TL;DR - Because of how flywheel energy storage scales it is unlikely that significant efforts will be made to develop the technology for home use.
This is similar to the case for windmills, where the power output increases as the square of the diameter, and the cube of the wind speed (which itself doubles roughly every 20m of elevation).
From the Engineering Toolbox, the equations governing flywheel kinetic energy are:
E_f = 1/2 × I × ω²
I = k × m × r²
where:
E_f = flywheel kinetic energy
I = moment of intertia
ω = angular velocity (measured in radians/second, proportional to RPM)
k = inertial constant (a value from 0 to 1 which depends on the flywheel shape)
m = mass of the flywheel
r = radius of the flywheel
If we were to assume all flywheels have the same shape, roll all the constants together in to some value K
, and combine the two equations, we'd get something like this:
(flywheel kinetic energy) = (K) × (RPM)² × (mass) × (radius)²
Thus to maximize the energy storage of a flywheel we would focus on making it larger (increasing the radius) and faster, as the total energy will increase proportionally to the square of these factors.

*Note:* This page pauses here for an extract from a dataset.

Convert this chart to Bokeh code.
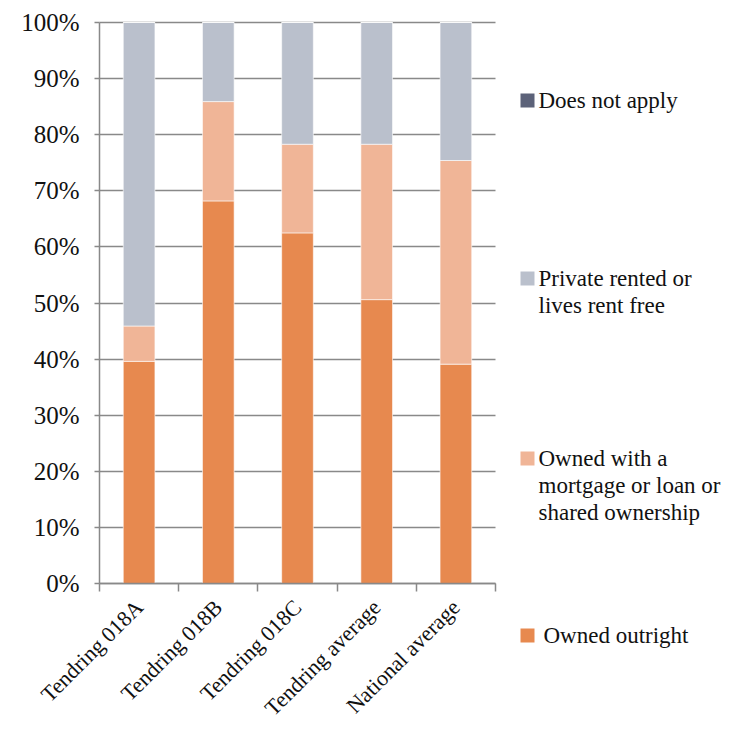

Note from @Ghanima's answer we know that efficiencies are already greater than 90%, so there isn't much potential there.
- double the radius, quadruple the energy
- double the speed, quadruple the energy
There's a fun calculator you can use to see this in practice.
For domestic applications, making things larger is not an option -- it has to fit in a home. Thus to advance the tech for home use, designers would have to increase the speed.
Increases in speed are limited by technology costs and electricity supply -- faster motors cost more, and require a higher current input than may be available in a typical home. Given that energy potential increases for this application are already limited by size constraints, it simply doesn't make sense to put more money into the motor and the electricity supply.